Japan, which wants to know the fate of Japanese citizens who were abducted by North Korean agents in the 1970s and early '80s, has been cool to U.S. plans to remove Pyongyang from the terrorist list. Secretary of State Condoleezza Rice spoke by phone with her Japanese counterpart Friday, as well as with the Chinese and South Korean foreign ministers, State Department spokesman Sean McCormack said.

One of the department officials said that, to satisfy Japan's concerns, Bush would "provisionally" remove North Korea from the list, subject to the North's signing a new agreement on nuclear verification.

Other countries still on the list are Cuba, Iran, Sudan and Syria.

What verification measures the United States and North Korea have agreed upon is unclear.

The chief U.S. negotiator, Assistant Secretary of State Chris Hill, traveled to Pyongyang earlier this month to strike a new deal on verification. He briefed Rice and Bush after his return, but U.S. officials have refused to detail the trip's results.

U.S. officials and outside experts, however, said the agreement could allow a greater role for China, North Korea's sole patron, in verifying the extent of the North's nuclear infrastructure.

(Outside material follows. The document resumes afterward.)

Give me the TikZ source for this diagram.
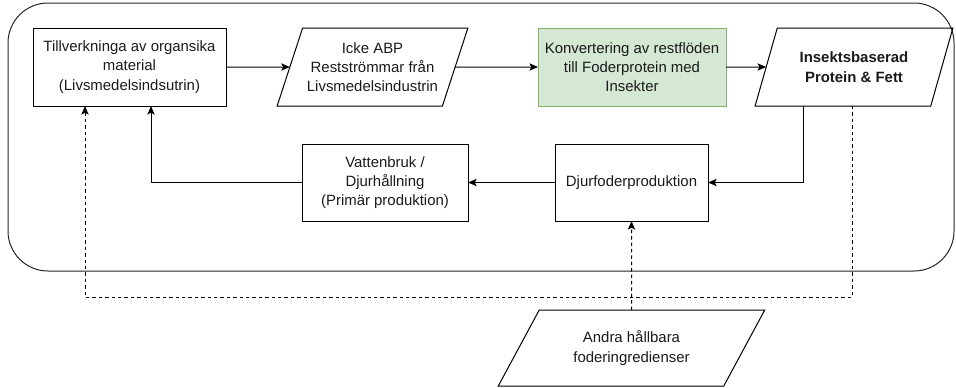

A denuclearization agreement reached earlier this year postpones questions about whether in addition to its plutonium program North Korea also has a covert program to enrich uranium for nuclear arms, which it denies. It also denies helping Syria build a nuclear reactor that Israeli jets destroyed last year.

Art Brown, a former senior U.S. intelligence analyst, said that Japan would consider Bush's removal of North Korea from the terrorism list "a major affront. I know that the Japanese strongly object to this action."

Brown, a former National Intelligence Officer for East Asia, said that he favors tough diplomacy with North Korea, but opposes Bush's move. "In some ways, we are reinforcing bad behavior by the North Koreans," he said.